[START Data excerpt]

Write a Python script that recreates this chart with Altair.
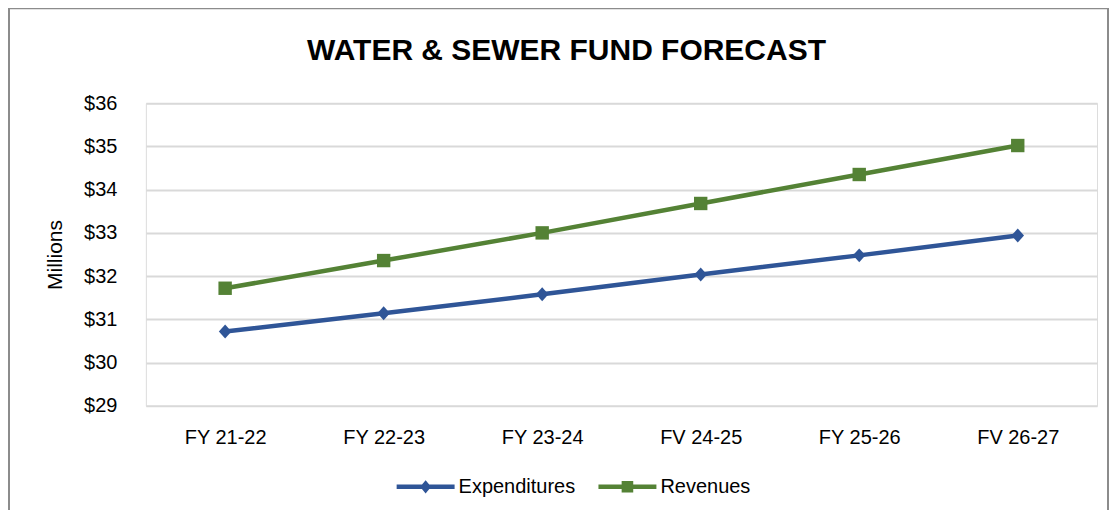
import altair as alt
import pandas as pd

categories = ["FY 21-22", "FY 22-23", "FY 23-24", "FV 24-25", "FY 25-26", "FV 26-27"]
expenditures = [30.72, 31.14, 31.58, 32.04, 32.48, 32.94]
revenues = [31.72, 32.36, 33.00, 33.68, 34.35, 35.02]
series_names = ["Expenditures", "Revenues"]
series_colors = ["#2F5597", "#548235"]
y_ticks = [29, 30, 31, 32, 33, 34, 35, 36]
title_text = "WATER & SEWER FUND FORECAST"

rows = []
for s, vals in zip(series_names, [expenditures, revenues]):
    for c, v in zip(categories, vals):
        rows.append({"year": c, "series": s, "value": v})
df = pd.DataFrame(rows)

FONT = "Liberation Sans, Arial, sans-serif"
W, H = 952, 303

diamond_path = "M0,-1L0.9,0L0,1L-0.9,0Z"
leg_exp = "M-1,-0.08H1V0.08H-1Z M0,-0.23L0.19,0L0,0.23L-0.19,0Z"
leg_rev = "M-1,-0.08H1V0.08H-1Z M-0.2,-0.2H0.2V0.2H-0.2Z"

x = alt.X("year:N", sort=categories,
          scale=alt.Scale(type="point", padding=0.5),
          axis=alt.Axis(title=None, labelAngle=0, ticks=False, domain=False, grid=False,
                        labelPadding=22, labelFontSize=20, labelColor="#000000",
                        labelFont=FONT))
y = alt.Y("value:Q", scale=alt.Scale(domain=[29, 36], nice=False, zero=False),
          axis=alt.Axis(title="Millions", values=y_ticks, format="$,.0f", ticks=False,
                        domain=False, gridColor="#D9D9D9", gridWidth=2,
                        labelPadding=29, labelFontSize=20, labelColor="#000000",
                        labelFont=FONT, titleFont=FONT, titleFontSize=21,
                        titleFontWeight="normal", titleColor="#000000", titlePadding=18))

layers = []
shapes = [(diamond_path, 196), ("square", 180)]
for name, col, (shp, sz) in zip(series_names, series_colors, shapes):
    base = alt.Chart(df).transform_filter(alt.datum.series == name)
    layers.append(base.mark_line(strokeWidth=4.5, color=col).encode(x=x, y=y))
    layers.append(base.mark_point(filled=True, opacity=1, shape=shp, size=sz, color=col).encode(x=x, y=y))

leg = alt.Legend(orient="none", legendX=251, legendY=355, direction="horizontal", title=None,
                 labelFont=FONT, labelFontSize=20, labelColor="#000000", symbolSize=3364,
                 labelOffset=4, columnPadding=23, symbolStrokeWidth=0, padding=0)
legend_layer = alt.Chart(df).mark_point(filled=True, opacity=1).encode(
    x=alt.value(0), y=alt.value(-5000),
    color=alt.Color("series:N", scale=alt.Scale(domain=series_names, range=series_colors), legend=leg),
    shape=alt.Shape("series:N", scale=alt.Scale(domain=series_names, range=[leg_exp, leg_rev]), legend=leg),
)

frame = alt.Chart(pd.DataFrame({"k": [0]})).mark_rect(
    fillOpacity=0, stroke="#8C8C8C", strokeWidth=2).encode(
    x=alt.value(-137), x2=alt.value(W + 11), y=alt.value(-95), y2=alt.value(H + 200))

title = alt.Chart(pd.DataFrame({"t": [title_text]})).mark_text(
    font=FONT, fontSize=30, fontWeight="bold", color="#000000", align="center",
    baseline="alphabetic").encode(text="t:N", x=alt.value(421), y=alt.value(-43))

chart = alt.layer(frame, title, legend_layer, *layers).properties(
    width=W, height=H,
    autosize=alt.AutoSizeParams(type="none"),
    padding={"left": 138, "top": 95, "right": 12, "bottom": 104},
).configure_view(stroke=None).configure(background="#FFFFFF")

chart.save("out.html", embed_options={"renderer": "svg", "actions": False})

[END Data excerpt]

▶ [Exercise brief]:
From the top of the listing above, repeat each line exactly until you reach the line containing "size=sz, color=col).encode(x=x, y=y))", and repeat that one too. Leave the pictures out.

▶ [Worked answer]:
Write a Python script that recreates this chart with Altair.
import altair as alt
import pandas as pd

categories = ["FY 21-22", "FY 22-23", "FY 23-24", "FV 24-25", "FY 25-26", "FV 26-27"]
expenditures = [30.72, 31.14, 31.58, 32.04, 32.48, 32.94]
revenues = [31.72, 32.36, 33.00, 33.68, 34.35, 35.02]
series_names = ["Expenditures", "Revenues"]
series_colors = ["#2F5597", "#548235"]
y_ticks = [29, 30, 31, 32, 33, 34, 35, 36]
title_text = "WATER & SEWER FUND FORECAST"

rows = []
for s, vals in zip(series_names, [expenditures, revenues]):
    for c, v in zip(categories, vals):
        rows.append({"year": c, "series": s, "value": v})
df = pd.DataFrame(rows)

FONT = "Liberation Sans, Arial, sans-serif"
W, H = 952, 303

diamond_path = "M0,-1L0.9,0L0,1L-0.9,0Z"
leg_exp = "M-1,-0.08H1V0.08H-1Z M0,-0.23L0.19,0L0,0.23L-0.19,0Z"
leg_rev = "M-1,-0.08H1V0.08H-1Z M-0.2,-0.2H0.2V0.2H-0.2Z"

x = alt.X("year:N", sort=categories,
          scale=alt.Scale(type="point", padding=0.5),
          axis=alt.Axis(title=None, labelAngle=0, ticks=False, domain=False, grid=False,
                        labelPadding=22, labelFontSize=20, labelColor="#000000",
                        labelFont=FONT))
y = alt.Y("value:Q", scale=alt.Scale(domain=[29, 36], nice=False, zero=False),
          axis=alt.Axis(title="Millions", values=y_ticks, format="$,.0f", ticks=False,
                        domain=False, gridColor="#D9D9D9", gridWidth=2,
                        labelPadding=29, labelFontSize=20, labelColor="#000000",
                        labelFont=FONT, titleFont=FONT, titleFontSize=21,
                        titleFontWeight="normal", titleColor="#000000", titlePadding=18))

layers = []
shapes = [(diamond_path, 196), ("square", 180)]
for name, col, (shp, sz) in zip(series_names, series_colors, shapes):
    base = alt.Chart(df).transform_filter(alt.datum.series == name)
    layers.append(base.mark_line(strokeWidth=4.5, color=col).encode(x=x, y=y))
    layers.append(base.mark_point(filled=True, opacity=1, shape=shp, size=sz, color=col).encode(x=x, y=y))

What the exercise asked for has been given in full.